Many friends of mine complain most startups are building marginally useful shit.
Here’s an orienting frame for how to think about this issue:
I addressed this topic somewhat in a series of essays in 2012 for Harvard Business Review titled Transformational Entrepreneurship. (links to them in the comments)
Perhaps we draw a semantic analog to Thomas Kuhn’s Structure of Scientific Revolutions and use the Kuhnian inspired words of Normal Entrepreneurship and Revolutionary Entrepreneurship.
I think much of the process is the same for both Normal Entrepreneurship and Revolutionary Entrepreneurship, with a few key differences.
In Revolutionary Entrepreneurship:
1. The founders are more consciously evolved and better leaders.
2. The founders have a deep understanding of the world, a normative vision about where the world should go and a product idea for how to bring an aspect of that vision into reality.
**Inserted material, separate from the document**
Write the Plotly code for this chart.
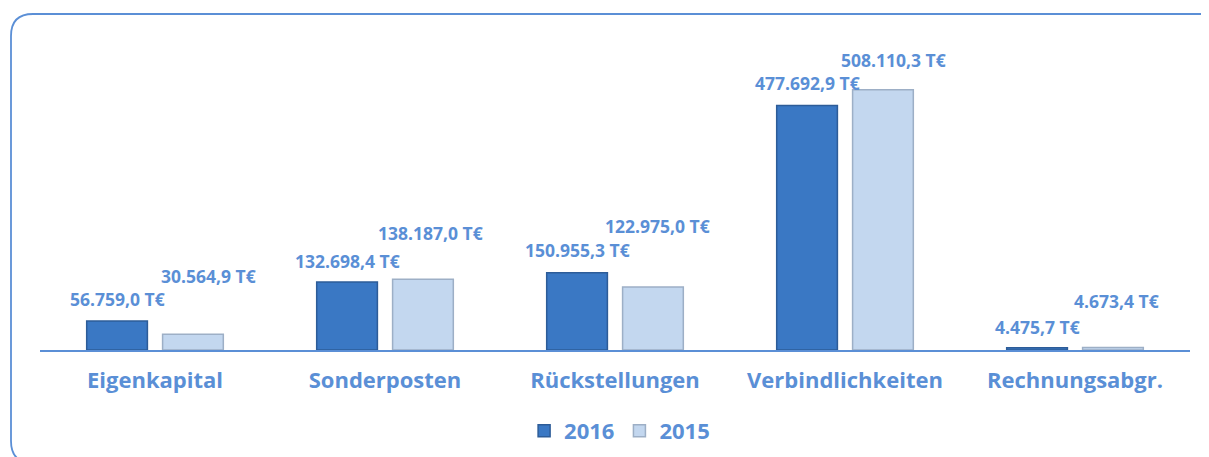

3. There is much more philosophy, science, and research and development work done up front. Most revolutionary ideas are not something you can simply begin coding in a hackathon.
I don’t believe everyone needs to develop a Revolutionary Startup. And as long as what someone is building is societally net positive with no harmful externalities being outsourced to the environment (i.e. CO2 emissions) or people’s psychology (Zynga’s addictively engineered pointless games that prey on weak housewives from the mid-west) a plethora of new Normal Entrepreneurship based startups is a good thing.
I personally would like to see people attempt startups with visions and ambitions commensurate with their abilities and potential. Which means I am disappointed when I see very bright and well advantaged entrepreneurs start companies that are marginally or negatively beneficial to society.